## begin GIVEN MATERIAL

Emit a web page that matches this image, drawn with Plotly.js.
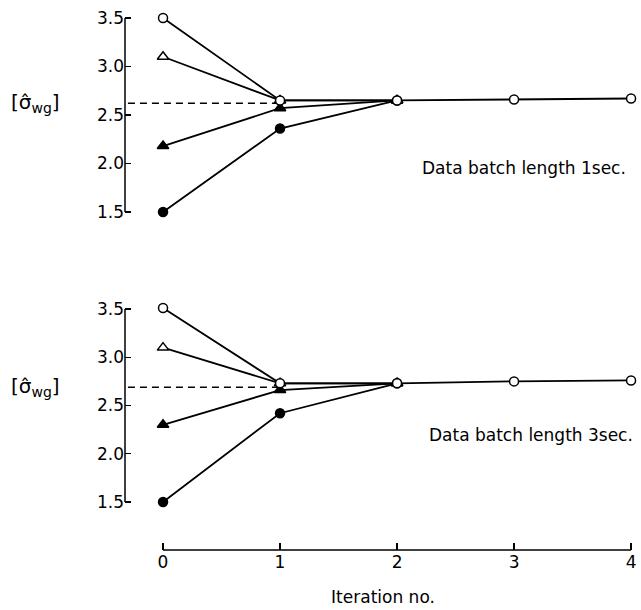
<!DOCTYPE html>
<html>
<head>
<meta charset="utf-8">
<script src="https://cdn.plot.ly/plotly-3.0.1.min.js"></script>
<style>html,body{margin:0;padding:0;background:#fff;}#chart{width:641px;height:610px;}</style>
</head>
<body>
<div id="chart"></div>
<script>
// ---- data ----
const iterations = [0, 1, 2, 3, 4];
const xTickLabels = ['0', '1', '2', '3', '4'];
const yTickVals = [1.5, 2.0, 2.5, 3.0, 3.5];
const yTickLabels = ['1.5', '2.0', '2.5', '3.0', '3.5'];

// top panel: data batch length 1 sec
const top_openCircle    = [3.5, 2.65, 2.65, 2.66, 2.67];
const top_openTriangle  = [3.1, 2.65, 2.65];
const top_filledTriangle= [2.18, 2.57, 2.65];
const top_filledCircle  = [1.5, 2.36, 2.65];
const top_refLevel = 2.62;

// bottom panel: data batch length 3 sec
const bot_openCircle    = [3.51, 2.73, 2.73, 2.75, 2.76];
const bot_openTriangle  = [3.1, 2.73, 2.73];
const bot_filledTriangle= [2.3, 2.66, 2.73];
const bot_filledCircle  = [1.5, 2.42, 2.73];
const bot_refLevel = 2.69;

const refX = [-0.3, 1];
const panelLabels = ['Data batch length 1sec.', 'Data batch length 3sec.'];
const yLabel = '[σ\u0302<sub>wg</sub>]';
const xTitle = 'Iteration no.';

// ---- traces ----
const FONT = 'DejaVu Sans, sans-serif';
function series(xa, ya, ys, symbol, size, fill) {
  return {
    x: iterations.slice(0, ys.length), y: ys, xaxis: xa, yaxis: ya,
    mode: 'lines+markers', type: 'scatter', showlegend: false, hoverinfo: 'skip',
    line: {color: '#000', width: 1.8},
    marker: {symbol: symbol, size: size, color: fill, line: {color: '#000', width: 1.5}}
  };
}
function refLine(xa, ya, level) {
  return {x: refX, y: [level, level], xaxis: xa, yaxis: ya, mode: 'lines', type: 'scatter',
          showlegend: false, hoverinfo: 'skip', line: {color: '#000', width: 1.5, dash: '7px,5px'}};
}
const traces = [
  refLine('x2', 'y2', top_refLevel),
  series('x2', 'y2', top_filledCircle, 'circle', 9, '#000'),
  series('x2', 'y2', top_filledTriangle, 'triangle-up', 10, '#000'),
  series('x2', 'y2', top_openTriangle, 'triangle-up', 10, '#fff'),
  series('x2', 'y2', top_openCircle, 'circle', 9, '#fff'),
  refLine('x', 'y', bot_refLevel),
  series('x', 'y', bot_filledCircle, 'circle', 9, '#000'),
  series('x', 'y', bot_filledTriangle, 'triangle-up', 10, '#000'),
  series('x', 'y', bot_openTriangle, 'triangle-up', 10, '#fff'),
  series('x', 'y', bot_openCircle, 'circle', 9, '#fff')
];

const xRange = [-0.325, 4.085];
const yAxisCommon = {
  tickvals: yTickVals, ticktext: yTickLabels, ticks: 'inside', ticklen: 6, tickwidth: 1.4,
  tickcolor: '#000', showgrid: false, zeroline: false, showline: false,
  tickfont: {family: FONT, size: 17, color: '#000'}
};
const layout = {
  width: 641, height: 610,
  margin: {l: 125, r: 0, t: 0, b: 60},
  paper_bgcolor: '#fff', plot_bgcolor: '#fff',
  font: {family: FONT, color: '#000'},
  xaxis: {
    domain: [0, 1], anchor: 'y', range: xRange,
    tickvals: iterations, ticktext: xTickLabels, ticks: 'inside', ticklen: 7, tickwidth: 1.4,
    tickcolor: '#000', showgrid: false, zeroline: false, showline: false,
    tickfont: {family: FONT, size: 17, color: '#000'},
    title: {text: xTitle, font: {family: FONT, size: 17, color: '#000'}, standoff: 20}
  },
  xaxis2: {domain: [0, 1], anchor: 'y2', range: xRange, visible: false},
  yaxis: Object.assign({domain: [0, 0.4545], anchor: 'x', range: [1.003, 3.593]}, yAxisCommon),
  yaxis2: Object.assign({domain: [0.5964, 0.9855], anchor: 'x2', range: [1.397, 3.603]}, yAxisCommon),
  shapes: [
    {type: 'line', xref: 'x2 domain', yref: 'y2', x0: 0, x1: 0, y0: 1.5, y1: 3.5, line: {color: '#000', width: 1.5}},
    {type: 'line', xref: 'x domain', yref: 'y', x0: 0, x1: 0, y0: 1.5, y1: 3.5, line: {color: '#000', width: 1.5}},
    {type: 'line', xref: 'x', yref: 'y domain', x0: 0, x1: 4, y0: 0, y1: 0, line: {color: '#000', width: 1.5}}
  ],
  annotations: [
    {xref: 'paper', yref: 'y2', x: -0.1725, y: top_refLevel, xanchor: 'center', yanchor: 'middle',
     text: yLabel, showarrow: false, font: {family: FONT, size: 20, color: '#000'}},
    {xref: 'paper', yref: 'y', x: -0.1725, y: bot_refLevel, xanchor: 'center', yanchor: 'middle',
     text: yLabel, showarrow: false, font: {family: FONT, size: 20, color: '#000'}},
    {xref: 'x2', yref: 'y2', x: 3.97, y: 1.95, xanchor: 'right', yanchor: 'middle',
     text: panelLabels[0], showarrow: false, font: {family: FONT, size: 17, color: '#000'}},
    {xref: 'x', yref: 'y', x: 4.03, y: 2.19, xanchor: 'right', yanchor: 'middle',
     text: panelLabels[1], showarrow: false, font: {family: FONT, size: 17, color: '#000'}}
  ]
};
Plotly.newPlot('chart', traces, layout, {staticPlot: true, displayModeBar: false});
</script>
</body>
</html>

## end GIVEN MATERIAL

> [EXERCISE] Repeat the material above in full and exactly, apart from the pictures.

> [EXPECTED OUTPUT]
Emit a web page that matches this image, drawn with Plotly.js.
<!DOCTYPE html>
<html>
<head>
<meta charset="utf-8">
<script src="https://cdn.plot.ly/plotly-3.0.1.min.js"></script>
<style>html,body{margin:0;padding:0;background:#fff;}#chart{width:641px;height:610px;}</style>
</head>
<body>
<div id="chart"></div>
<script>
// ---- data ----
const iterations = [0, 1, 2, 3, 4];
const xTickLabels = ['0', '1', '2', '3', '4'];
const yTickVals = [1.5, 2.0, 2.5, 3.0, 3.5];
const yTickLabels = ['1.5', '2.0', '2.5', '3.0', '3.5'];

// top panel: data batch length 1 sec
const top_openCircle    = [3.5, 2.65, 2.65, 2.66, 2.67];
const top_openTriangle  = [3.1, 2.65, 2.65];
const top_filledTriangle= [2.18, 2.57, 2.65];
const top_filledCircle  = [1.5, 2.36, 2.65];
const top_refLevel = 2.62;

// bottom panel: data batch length 3 sec
const bot_openCircle    = [3.51, 2.73, 2.73, 2.75, 2.76];
const bot_openTriangle  = [3.1, 2.73, 2.73];
const bot_filledTriangle= [2.3, 2.66, 2.73];
const bot_filledCircle  = [1.5, 2.42, 2.73];
const bot_refLevel = 2.69;

const refX = [-0.3, 1];
const panelLabels = ['Data batch length 1sec.', 'Data batch length 3sec.'];
const yLabel = '[σ\u0302<sub>wg</sub>]';
const xTitle = 'Iteration no.';

// ---- traces ----
const FONT = 'DejaVu Sans, sans-serif';
function series(xa, ya, ys, symbol, size, fill) {
  return {
    x: iterations.slice(0, ys.length), y: ys, xaxis: xa, yaxis: ya,
    mode: 'lines+markers', type: 'scatter', showlegend: false, hoverinfo: 'skip',
    line: {color: '#000', width: 1.8},
    marker: {symbol: symbol, size: size, color: fill, line: {color: '#000', width: 1.5}}
  };
}
function refLine(xa, ya, level) {
  return {x: refX, y: [level, level], xaxis: xa, yaxis: ya, mode: 'lines', type: 'scatter',
          showlegend: false, hoverinfo: 'skip', line: {color: '#000', width: 1.5, dash: '7px,5px'}};
}
const traces = [
  refLine('x2', 'y2', top_refLevel),
  series('x2', 'y2', top_filledCircle, 'circle', 9, '#000'),
  series('x2', 'y2', top_filledTriangle, 'triangle-up', 10, '#000'),
  series('x2', 'y2', top_openTriangle, 'triangle-up', 10, '#fff'),
  series('x2', 'y2', top_openCircle, 'circle', 9, '#fff'),
  refLine('x', 'y', bot_refLevel),
  series('x', 'y', bot_filledCircle, 'circle', 9, '#000'),
  series('x', 'y', bot_filledTriangle, 'triangle-up', 10, '#000'),
  series('x', 'y', bot_openTriangle, 'triangle-up', 10, '#fff'),
  series('x', 'y', bot_openCircle, 'circle', 9, '#fff')
];

const xRange = [-0.325, 4.085];
const yAxisCommon = {
  tickvals: yTickVals, ticktext: yTickLabels, ticks: 'inside', ticklen: 6, tickwidth: 1.4,
  tickcolor: '#000', showgrid: false, zeroline: false, showline: false,
  tickfont: {family: FONT, size: 17, color: '#000'}
};
const layout = {
  width: 641, height: 610,
  margin: {l: 125, r: 0, t: 0, b: 60},
  paper_bgcolor: '#fff', plot_bgcolor: '#fff',
  font: {family: FONT, color: '#000'},
  xaxis: {
    domain: [0, 1], anchor: 'y', range: xRange,
    tickvals: iterations, ticktext: xTickLabels, ticks: 'inside', ticklen: 7, tickwidth: 1.4,
    tickcolor: '#000', showgrid: false, zeroline: false, showline: false,
    tickfont: {family: FONT, size: 17, color: '#000'},
    title: {text: xTitle, font: {family: FONT, size: 17, color: '#000'}, standoff: 20}
  },
  xaxis2: {domain: [0, 1], anchor: 'y2', range: xRange, visible: false},
  yaxis: Object.assign({domain: [0, 0.4545], anchor: 'x', range: [1.003, 3.593]}, yAxisCommon),
  yaxis2: Object.assign({domain: [0.5964, 0.9855], anchor: 'x2', range: [1.397, 3.603]}, yAxisCommon),
  shapes: [
    {type: 'line', xref: 'x2 domain', yref: 'y2', x0: 0, x1: 0, y0: 1.5, y1: 3.5, line: {color: '#000', width: 1.5}},
    {type: 'line', xref: 'x domain', yref: 'y', x0: 0, x1: 0, y0: 1.5, y1: 3.5, line: {color: '#000', width: 1.5}},
    {type: 'line', xref: 'x', yref: 'y domain', x0: 0, x1: 4, y0: 0, y1: 0, line: {color: '#000', width: 1.5}}
  ],
  annotations: [
    {xref: 'paper', yref: 'y2', x: -0.1725, y: top_refLevel, xanchor: 'center', yanchor: 'middle',
     text: yLabel, showarrow: false, font: {family: FONT, size: 20, color: '#000'}},
    {xref: 'paper', yref: 'y', x: -0.1725, y: bot_refLevel, xanchor: 'center', yanchor: 'middle',
     text: yLabel, showarrow: false, font: {family: FONT, size: 20, color: '#000'}},
    {xref: 'x2', yref: 'y2', x: 3.97, y: 1.95, xanchor: 'right', yanchor: 'middle',
     text: panelLabels[0], showarrow: false, font: {family: FONT, size: 17, color: '#000'}},
    {xref: 'x', yref: 'y', x: 4.03, y: 2.19, xanchor: 'right', yanchor: 'middle',
     text: panelLabels[1], showarrow: false, font: {family: FONT, size: 17, color: '#000'}}
  ]
};
Plotly.newPlot('chart', traces, layout, {staticPlot: true, displayModeBar: false});
</script>
</body>
</html>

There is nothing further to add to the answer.